(The following article by Jill Mahoney and Dawn Walton was posted on the Globe and Mail website on October 7.)
EDMONTON — A costly high-speed rail link between Alberta’s three core cities would spark considerable demand and generate billions of dollars in benefits, a new study concludes.
The service would have had a 22-per-cent to 28-per-cent market share of all trips between Edmonton, Red Deer and Calgary if it had existed last year, according to an Ipsos-Reid poll commissioned for the preliminary review.
“The project’s benefits far exceed its costs,” said Teresa Watts, the study’s project manager.
A high-speed rail system has been considered before in Alberta. Reviews in the 1980s and 1990s concluded the project was premature because it was too costly and lacked a sufficient ridership base.

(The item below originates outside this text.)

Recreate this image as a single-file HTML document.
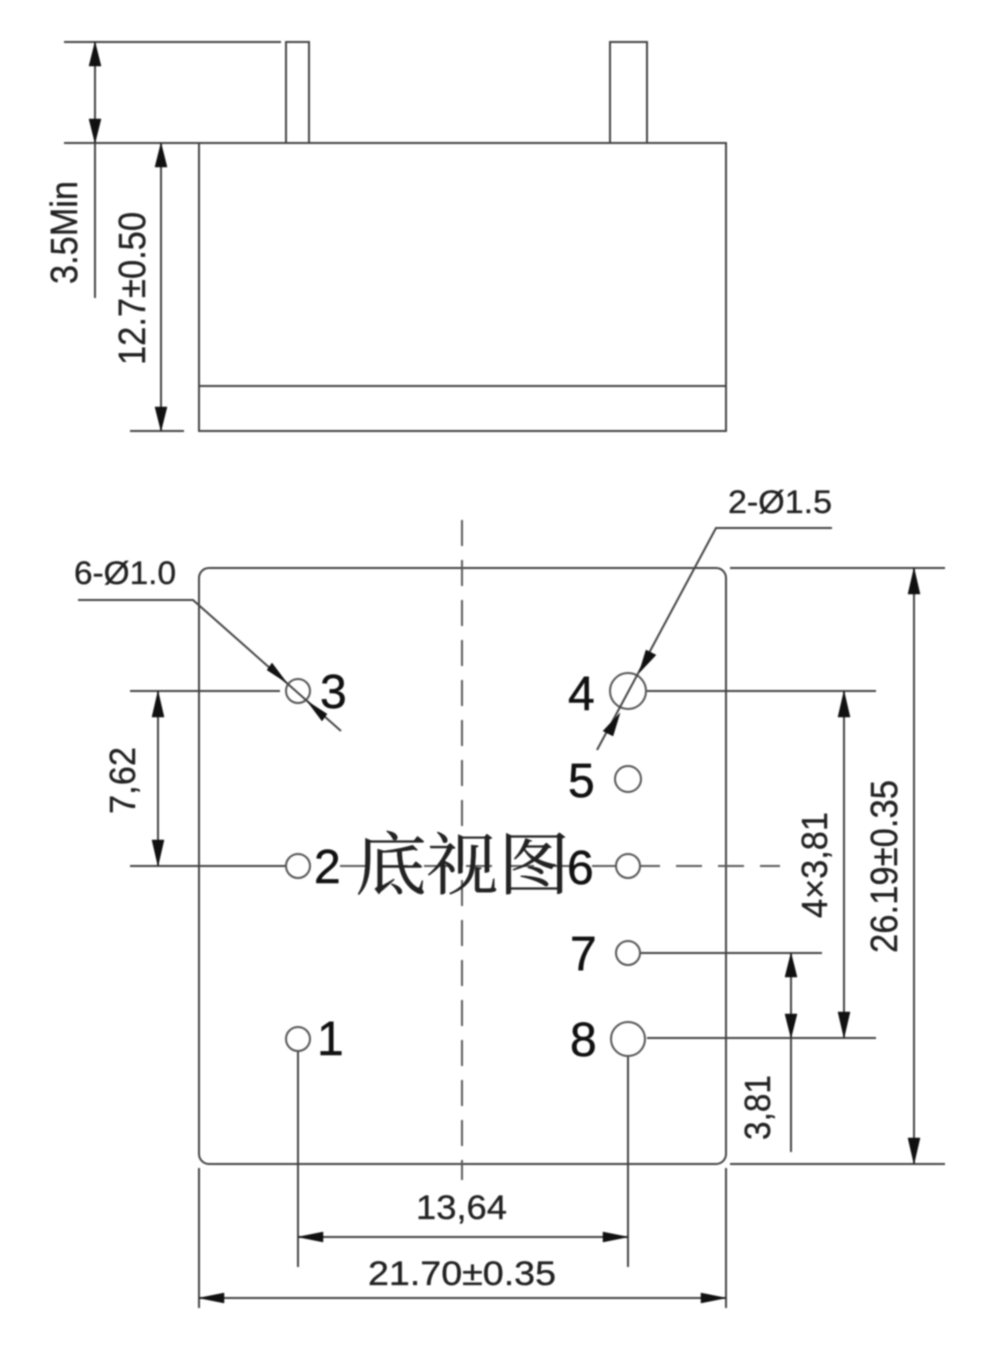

However, the new study says the province’s economic and population growth, along with technological advances, has spurred recent interest in a service along the 300-kilometre Edmonton-Calgary corridor, the fourth-largest and most rapidly growing urban region in Canada.
The preliminary review was conducted by the Van Horne Institute, which studies transportation issues. Yesterday, the provincial government said it would forward the findings to a private-sector advisory board for further review.
Economic Development Minister Mark Norris, who said the study’s release so close to the expected provincial election in November was not by design, said he favours the link, partly because it would enhance Alberta’s reputation internationally.
“I think, and have thought as a lifelong Albertan and Edmontonian, it has a lot of merit,” he said.
However, while the study examined two potential financing scenarios — 100 per cent public grants and a shared public-private option — Premier Ralph Klein was cool on the issue of government support.
“I do not want to get, and I’ll make this quote plain, back into the business of owning transportation systems,” he told reporters in Lethbridge.
Mr. Klein said he would be open to contributing the province’s right of way along the corridor, which is dominated by Highway 2.
The study focused on providing a high-speed rail link between downtown Edmonton and Calgary with stops at both city’s international airports and in Red Deer in two hours or less at speeds of 200 kilometres an hour or faster. The poll of Albertans was based on service 10 times a day at a one-way cost of $48.50.
Such a system would be expensive, with capital costs ranging from $1.7-billion to $3.4-billion, depending on the technology and route. Annual operating costs would range from $71-million to $97-million.
The study deemed two main options feasible: upgrading the existing Canadian Pacific Railway line and using Bombardier’s JetTrain or an equivalent technology; or developing a new dedicated corridor for a non-electric JetTrain-like vehicle or an electric TGV (train à grand vitesse orhigh-speed train) alternative.
The link, the review estimated, would create between $3.7-billion and $6.1-billion in benefits to the province over a 30-year period. The benefits include: federal and provincial tax revenues, construction jobs, employment income, direct and indirect jobs, accident reduction and environmental advantages.